Transparência e opacidade “democráticas”
Para o Presidente da CM Lisboa, bem como para os “Adões” do panorama político, o primeiro não praticou qualquer acto de espionagem
Há quem defenda que quer em Portugal, quer um pouco por toda a Europa, a Democracia está em crise e em risco. Eu, pela minha parte, “não acredito em bruxas, mas que as há, há!!”
Ora aqui vão duas:
1. “Vazadouro” Municipal de Lisboa
O Município de Lisboa, na qualidade de entidade competente para receber e processar os “avisos” da realização de manifestações locais e os dados dos respectivos organizadores, entendeu por bem adoptar a prática – aparentemente, reiterada – de transmitir estas informações às autoridades dos países visados pelos manifestantes.
Para o Presidente da CM Lisboa, bem como para os “Adões” do panorama político, o primeiro não praticou qualquer acto de espionagem – mal seria que tal estivesse, sequer, em equação –, tudo se tratando de um mero erro procedimental/administrativo, ditado por uma lei – maldito Legislador! – muito antiga, e que, como tal, não é merecedor de censura/responsabilização política.
Dito isto, que fique bem claro: Não existe qualquer disposição legal, seja em leis do PREC, seja em leis recentes, que imponha ou legitime a actuação da CM de Lisboa, ou que careça de revisão, excepto se for – o que talvez seja avisado – para retirar competências à mesma e ao seu “exército” de funcionários.
Pelo contrário, a conduta em causa é severamente punida por lei, podendo configurar, pelo menos, a prática dos crimes de utilização de dados de forma incompatível com a finalidade da recolha, desvio de dados e violação do dever de sigilo, previstos na Lei n.º 58/2019, de 8 de agosto. Ou seja, um diploma quase contemporâneo do início das distendidas comemorações dos 50 anos de Abril.
Assim sendo, admitir que este “episódio” pode ser resolvido com um pedido de desculpas, uma conveniente alteração da lei e/ou uma mera auditoria interna, é, mais do que ofender a inteligência dos cidadãos, ferir de morte o Estado de Direito Democrático…
Na verdade, numa Democracia – medianamente – evoluída, o responsável máximo já se teria demitido voluntariamente e o Ministério Público já teria instaurado o competente/imperativo procedimento criminal.
2. “Serviços Secretos” da Comissão Europeia:
No dia 4 de Dezembro de 2020, a Comissão Europeia decidiu que, mesmo que tenham aplicado escrupulosamente as normas nacionais relativas ao regime fiscal da Zona Franca da Madeira, algumas empresas licenciadas para operar na mesma obtiveram auxílios/benefícios indevidos e incompatíveis com as normas que aquela considera – pois os Tribunais, daqui a muitos anos, definitivamente o dirão – serem as aplicáveis.
Sucede que, na presente data, o texto/conteúdo de tal decisão ainda não é público, nem conhecido dos visados/lesados pela mesma (excepto o Estado Português e a RAM), que assim não a podem apreciar, nem contestar, na sede própria, um acto administrativo que “obriga” a devolver quantias, potencialmente, avultadas.
E qual é a “desculpa” para este inusitado – e ilegal – atraso da Comissão Europeia?

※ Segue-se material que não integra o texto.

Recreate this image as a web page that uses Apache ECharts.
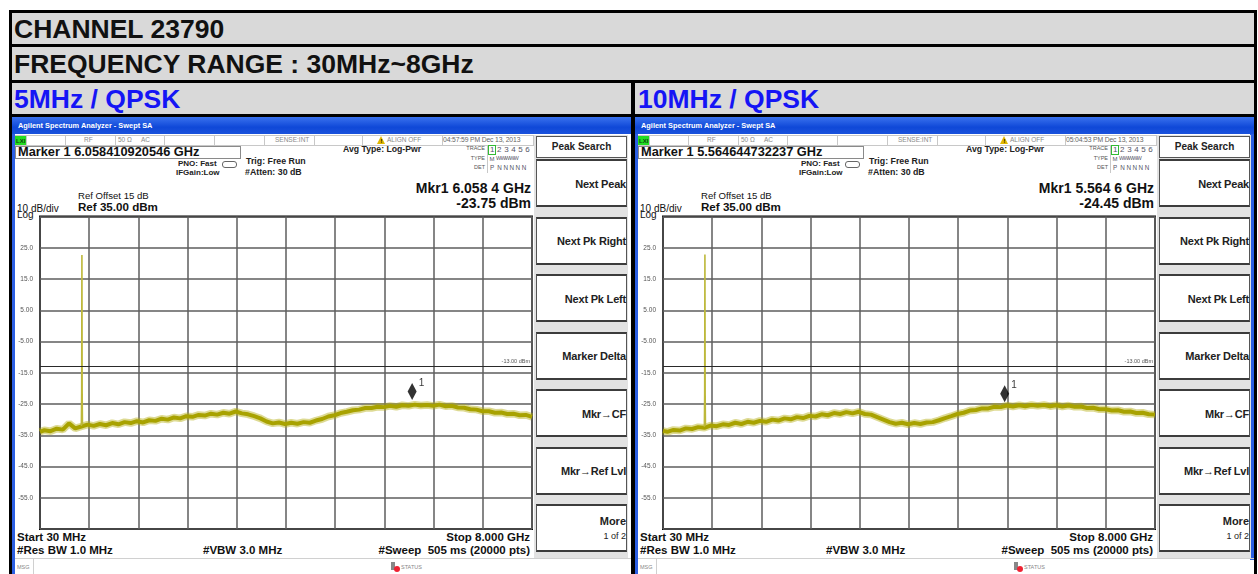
<!DOCTYPE html>
<html><head><meta charset="utf-8">
<script src="https://cdn.jsdelivr.net/npm/echarts@6/dist/echarts.min.js"></script>
<style>
html,body{margin:0;padding:0;background:#fff;width:1258px;height:574px;overflow:hidden;font-family:"Liberation Sans",Arial,sans-serif;}
#root{position:relative;width:1258px;height:574px;overflow:hidden;}
.a{position:absolute;white-space:pre;}
</style></head><body>
<div id="root"></div>
<script>
// ---------------- data ----------------
const channelTitle = 'CHANNEL 23790';
const rangeTitle = 'FREQUENCY RANGE : 30MHz~8GHz';
const panelTitles = ['5MHz / QPSK', '10MHz / QPSK'];
const startGHz = 0.03, stopGHz = 8.0;
const refLevelDbm = 35, dbPerDiv = 10;
const yTickValues = [-55, -45, -35, -25, -15, -5, 5, 15, 25];
const yTickLabels = ['-55.0', '-45.0', '-35.0', '-25.0', '-15.0', '-5.00', '5.00', '15.0', '25.0'];
const displayLineDbm = -13;
const displayLineLabel = '-13.00 dBm';
const freqGHz = [0.03, 0.1, 0.2, 0.3, 0.4, 0.5, 0.6, 0.7, 0.8, 0.9,
  1.0, 1.1, 1.2, 1.3, 1.4, 1.5, 1.6, 1.7, 1.8, 1.9,
  2.0, 2.1, 2.2, 2.3, 2.4, 2.5, 2.6, 2.7, 2.8, 2.9,
  3.0, 3.1, 3.2, 3.3, 3.4, 3.5, 3.6, 3.7, 3.8, 3.9,
  4.0, 4.1, 4.2, 4.3, 4.4, 4.5, 4.6, 4.7, 4.8, 4.9,
  5.0, 5.1, 5.2, 5.3, 5.4, 5.5, 5.6, 5.7, 5.8, 5.9,
  6.0, 6.1, 6.2, 6.3, 6.4, 6.5, 6.6, 6.7, 6.8, 6.9,
  7.0, 7.1, 7.2, 7.3, 7.4, 7.5, 7.6, 7.7, 7.8, 7.9, 8.0];
const levels5MHz = [-33.9, -33.4, -33.7, -32.9, -33.2, -31.2, -32.8, -32.2, -31.6, -32.0,
  -31.4, -31.8, -31.1, -31.5, -30.8, -31.1, -30.5, -30.9, -30.2, -30.4,
  -29.7, -30.0, -29.3, -29.6, -28.9, -29.1, -28.5, -28.7, -28.1, -28.4,
  -27.8, -28.1, -27.4, -28.0, -28.3, -28.9, -29.6, -30.6, -31.2, -30.9,
  -31.4, -31.0, -31.3, -30.8, -31.0, -30.3, -29.8, -29.0, -28.6, -27.9,
  -27.5, -27.0, -26.8, -26.3, -26.3, -25.9, -26.0, -25.6, -25.9, -25.4,
  -25.6, -25.2, -25.5, -25.3, -25.6, -25.2, -25.7, -25.6, -26.1, -26.2,
  -26.7, -26.8, -27.3, -27.3, -27.8, -27.7, -28.2, -28.1, -28.6, -28.5, -29.1];
const levels10MHz = [-33.6, -33.9, -33.3, -33.5, -32.8, -33.0, -32.4, -32.6, -31.9, -32.1,
  -31.5, -31.7, -31.0, -31.4, -30.7, -31.0, -30.4, -30.7, -30.0, -30.3,
  -29.6, -29.9, -29.2, -29.5, -28.8, -29.0, -28.3, -28.6, -27.9, -28.2,
  -27.6, -28.0, -27.5, -28.2, -28.4, -29.2, -30.0, -30.8, -31.3, -31.0,
  -31.5, -31.1, -31.4, -30.9, -30.8, -30.2, -29.5, -28.9, -28.2, -27.8,
  -27.1, -26.9, -26.4, -26.4, -25.9, -26.0, -25.5, -25.8, -25.4, -25.7,
  -25.3, -25.6, -25.3, -25.7, -25.4, -25.8, -25.5, -25.9, -25.8, -26.3,
  -26.2, -26.7, -26.7, -27.1, -27.0, -27.5, -27.4, -27.9, -27.8, -28.3, -28.4];
const spikeFreqGHz = [0.700, 0.705, 0.709, 0.713, 0.718];
const spikeLevels5MHz = [-32.0, -21.5, 22.7, -21.5, -31.6];
const spikeLevels10MHz = [-32.3, -22.0, 22.8, -22.0, -31.9];
const markerFreqGHz = [6.058410920546, 5.564644732237];
const markerLevelDbm = [-23.75, -24.45];
const markerFreqText = ['Marker 1 6.058410920546 GHz', 'Marker 1 5.564644732237 GHz'];
const mkrReadout = ['Mkr1 6.058 4 GHz', 'Mkr1 5.564 6 GHz'];
const mkrLevelText = ['-23.75 dBm', '-24.45 dBm'];
const timestamps = ['04:57:59 PM Dec 13, 2013', '05:04:53 PM Dec 13, 2013'];
const softKeys = ['Next Peak', 'Next Pk Right', 'Next Pk Left', 'Marker Delta', 'Mkr\u2192CF', 'Mkr\u2192Ref Lvl'];
const levelSets = [levels5MHz, levels10MHz];
const spikeSets = [spikeLevels5MHz, spikeLevels10MHz];

// ---------------- helpers ----------------
const root = document.getElementById('root');
function box(x, y, w, h, css) {
  const d = document.createElement('div');
  d.className = 'a';
  d.style.left = x + 'px'; d.style.top = y + 'px';
  d.style.width = w + 'px'; d.style.height = h + 'px';
  d.style.boxSizing = 'border-box';
  if (typeof css === 'string') d.style.background = css; else Object.assign(d.style, css || {});
  root.appendChild(d);
  return d;
}
function txt(x, y, s, fs, o) {
  o = o || {};
  const d = document.createElement('div');
  d.className = 'a';
  d.textContent = s;
  d.style.fontSize = fs + 'px';
  d.style.lineHeight = fs + 'px';
  d.style.top = (y - fs / 2) + 'px';
  d.style.left = x + 'px';
  d.style.fontWeight = o.b ? 'bold' : 'normal';
  d.style.color = o.c || '#000';
  if (o.ls) d.style.letterSpacing = o.ls + 'px';
  if (o.al === 'r') d.style.transform = 'translateX(-100%)';
  if (o.al === 'c') d.style.transform = 'translateX(-50%)';
  root.appendChild(d);
  return d;
}

// ---------------- table ----------------
box(9, 10, 1248, 564, '#000');
box(12, 13, 1242, 31, '#d9d9d9');
box(12, 47, 1242, 33, '#d9d9d9');
box(12, 83, 619, 31, '#d9d9d9');
box(635, 83, 619, 31, '#d9d9d9');
txt(14, 29, channelTitle, 26.5, {b: 1, c: '#111'});
txt(14, 64, rangeTitle, 26.5, {b: 1, c: '#111'});
txt(14, 99, panelTitles[0], 26.5, {b: 1, c: '#1515f5'});
txt(638, 99, panelTitles[1], 26.5, {b: 1, c: '#1515f5'});

// ---------------- screens ----------------
const charts = [];
function buildScreen(i) {
  const dx = i * 623;
  const X = v => v + dx;
  box(X(12), 117, 619, 457, '#fff');
  box(X(12), 117, 3, 457, '#2c5fe2');
  if (i === 1) box(X(627), 117, 4, 443, '#2c5fe2');
  box(X(12), 117, 619, 17, {background: 'linear-gradient(#3a72ee,#0f48d8 60%,#1a52dc)'});
  txt(X(18), 126, 'Agilent Spectrum Analyzer - Swept SA', 7.4, {b: 1, c: '#fff'});
  // status row
  box(X(15), 135, 518, 11, {borderTop: '1px solid #c8c8c8', borderBottom: '1px solid #c8c8c8'});
  [26, 65, 115, 164, 214, 264, 314, 362, 442, 533].forEach(v => box(X(v), 135, 1, 11, '#c8c8c8'));
  box(X(15), 136, 11, 9, '#22dd22');
  txt(X(16), 140.5, 'LXI', 6, {c: '#114411', b: 1});
  txt(X(84), 140.5, 'RF', 6.5, {c: '#8a8a8a'});
  txt(X(118), 140.5, '50 \u03a9', 6.5, {c: '#8a8a8a'});
  txt(X(141), 140.5, 'AC', 6.5, {c: '#8a8a8a'});
  txt(X(275), 140.5, 'SENSE:INT', 6.5, {c: '#8a8a8a'});
  box(X(377), 136, 0, 0, {borderLeft: '4.5px solid transparent', borderRight: '4.5px solid transparent', borderBottom: '8px solid #e0b800'});
  txt(X(381.5), 141.5, '!', 5.5, {b: 1, al: 'c'});
  txt(X(387), 140.5, 'ALIGN OFF', 6.5, {c: '#8a8a8a'});
  txt(X(443), 140.5, timestamps[i], 6.8, {c: '#666', ls: -0.15});
  // marker box
  box(X(15), 146, 226, 13, {border: '1px solid #8a8a8a'});
  txt(X(18), 152.5, markerFreqText[i], 12.8, {b: 1, c: '#111'});
  txt(X(343), 149, 'Avg Type: Log-Pwr', 8.7, {b: 1, c: '#222'});
  // trace block
  txt(X(485), 149, 'TRACE', 5.5, {c: '#555', al: 'r'});
  txt(X(485), 158.5, 'TYPE', 5.5, {c: '#555', al: 'r'});
  txt(X(485), 168, 'DET', 5.5, {c: '#555', al: 'r'});
  box(X(487), 145, 1, 28, '#c8c8c8');
  box(X(488), 145, 8, 10, {border: '1px solid #33bb33'});
  txt(X(490), 150, '1 2 3 4 5 6', 8, {c: '#556', ls: 0.2});
  txt(X(489.5), 158.5, 'M', 6, {c: '#556'});
  txt(X(496), 158.5, 'WWWWW', 5.6, {c: '#556', ls: -0.9});
  txt(X(490), 168, 'P  N N N N N', 6.3, {c: '#556', ls: -0.1});
  // pno / trig
  txt(X(178), 163.5, 'PNO: Fast', 8, {b: 1, c: '#222'});
  box(X(222), 161, 15, 7, {border: '1px solid #666', borderRadius: '3px'});
  txt(X(176), 173, 'IFGain:Low', 8, {b: 1, c: '#222'});
  txt(X(246), 161, 'Trig: Free Run', 8.8, {b: 1, c: '#222'});
  txt(X(245), 172, '#Atten: 30 dB', 8.8, {b: 1, c: '#222'});
  // marker readout
  txt(X(531), 188, mkrReadout[i], 14, {b: 1, c: '#111', al: 'r'});
  txt(X(531), 203, mkrLevelText[i], 14, {b: 1, c: '#111', al: 'r'});
  txt(X(78), 195.5, 'Ref Offset 15 dB', 9.6, {c: '#111'});
  txt(X(78), 207, 'Ref 35.00 dBm', 11.6, {b: 1, c: '#111'});
  txt(X(17), 208.5, '10 dB/div', 10, {c: '#111'});
  txt(X(17), 215, 'Log', 10, {c: '#111'});
  // bottom annotations
  txt(X(17), 538, 'Start 30 MHz', 11.5, {b: 1, c: '#111'});
  txt(X(530), 538, 'Stop 8.000 GHz', 11.5, {b: 1, c: '#111', al: 'r'});
  txt(X(17), 550.5, '#Res BW 1.0 MHz', 11.5, {b: 1, c: '#111'});
  txt(X(203), 550.5, '#VBW 3.0 MHz', 11.5, {b: 1, c: '#111'});
  txt(X(530), 550.5, '#Sweep  505 ms (20000 pts)', 11.5, {b: 1, c: '#111', al: 'r'});
  // msg bar
  box(X(15), 558, 616, 1, '#d0d0d0');
  box(X(33), 559, 1, 15, '#d0d0d0');
  txt(X(17), 568, 'MSG', 5.5, {c: '#888'});
  box(X(391), 562, 4, 8, '#888');
  box(X(394), 566, 6, 6, {background: '#e23', borderRadius: '50%'});
  txt(X(401), 568, 'STATUS', 5.5, {c: '#888'});
  // soft keys
  box(X(534), 135, 94, 423, '#e2e2e2');
  box(X(536), 136, 91, 22, {background: '#fff', border: '1px solid #555'});
  txt(X(581.5), 146.5, 'Peak Search', 10, {b: 1, c: '#222', al: 'c'});
  softKeys.forEach((k, j) => {
    const top = 159 + j * 57.5;
    box(X(536), top, 91, 48, {background: '#fff', borderTop: '2px solid #3c3c3c', borderBottom: '2px solid #3c3c3c', borderLeft: '1px solid #555', borderRight: '1px solid #555'});
    txt(X(626), top + 25, k, 11, {b: 1, c: '#222', al: 'r', ls: -0.2});
  });
  const mt = 159 + 6 * 57.5;
  box(X(536), mt, 91, 48, {background: '#fff', borderTop: '2px solid #3c3c3c', borderBottom: '2px solid #3c3c3c', borderLeft: '1px solid #555', borderRight: '1px solid #555'});
  txt(X(626), mt + 17, 'More', 11, {b: 1, c: '#222', al: 'r'});
  txt(X(626), mt + 32, '1 of 2', 9, {c: '#222', al: 'r'});

  // chart
  const el = document.createElement('div');
  el.className = 'a';
  el.style.left = X(12) + 'px'; el.style.top = '197px';
  el.style.width = '525px'; el.style.height = '345px';
  root.appendChild(el);
  const chart = echarts.init(el, null, {renderer: 'canvas'});
  const splitStyle = {color: '#5e5e5e', width: 1.5};
  const traceData = freqGHz.map((f, j) => [f, levelSets[i][j]]);
  chart.setOption({
    animation: false,
    backgroundColor: 'transparent',
    textStyle: {fontFamily: 'Liberation Sans'},
    grid: {left: 28, top: 19.5, width: 492, height: 312.5, show: true, borderColor: '#000', borderWidth: 2, backgroundColor: '#fff'},
    xAxis: {
      type: 'value', min: startGHz, max: stopGHz, interval: (stopGHz - startGHz) / 10,
      axisLabel: {show: false}, axisTick: {show: false}, axisLine: {show: false},
      splitLine: {show: true, lineStyle: splitStyle}
    },
    yAxis: {
      type: 'value', min: refLevelDbm - 10 * dbPerDiv, max: refLevelDbm, interval: dbPerDiv,
      axisTick: {show: false}, axisLine: {show: false},
      splitLine: {show: true, lineStyle: splitStyle},
      axisLabel: {
        fontSize: 6.5, color: '#555', margin: 7,
        formatter: v => { const k = yTickValues.indexOf(Math.round(v)); return k >= 0 ? yTickLabels[k] : ''; }
      }
    },
    series: [
      {
        type: 'line', data: traceData, showSymbol: false, silent: true,
        lineStyle: {color: '#b4ae10', width: 7.5, opacity: 0.45}, z: 2,
        markLine: {
          silent: true, symbol: 'none', animation: false,
          data: [{yAxis: displayLineDbm}],
          lineStyle: {color: '#2a2a2a', width: 1.2, type: 'solid'},
          label: {show: true, position: 'insideEndTop', formatter: displayLineLabel, fontSize: 5.5, color: '#555', distance: 2}
        }
      },
      {
        type: 'line', data: traceData, showSymbol: false, silent: true,
        lineStyle: {color: '#a8a200', width: 4}, z: 3
      },
      {
        type: 'line', data: spikeFreqGHz.map((f, j) => [f, spikeSets[i][j]]), showSymbol: false, silent: true,
        lineStyle: {color: '#bdb83a', width: 1.6}, z: 4
      },
      {
        type: 'scatter', data: [[markerFreqGHz[i], markerLevelDbm[i]]], symbol: 'diamond',
        symbolSize: [9, 17], symbolOffset: [0, '-50%'], itemStyle: {color: '#000'}, z: 5, silent: true,
        label: {show: true, formatter: '1', position: [11, -5], align: 'left', verticalAlign: 'top', fontSize: 10, color: '#000'}
      }
    ]
  });
  charts.push(chart);
}
buildScreen(0);
buildScreen(1);
</script>
</body></html>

Ainda não foi concluído – eventualmente, por falta de pessoal habilitado, ou de produtos adequados – o processo de “limpeza das informações confidenciais” constantes da Decisão!! Ou seja, para a Comissão Europeia, o direito – “sagrado” – de acesso à Justiça e aos Tribunais pode ser postergado e limitado com fundamento na falta de detergente…
É caso para dizer que, se esta Decisão fosse da autoria da CM de Lisboa, o respectivo conteúdo (confidencial, ou não) teria sido difundido e partilhado publicamente antes de a mesma ser proferida.
Comparações e contradições à parte, quando a maior Autarquia de Portugal e o órgão executivo máximo da União Europeia violam, de forma tão ostensiva, os direitos fundamentais dos cidadãos, não há dúvidas que o Estado de Direito Democrático em que (alegadamente) vivemos está a ser muito mal tratado!!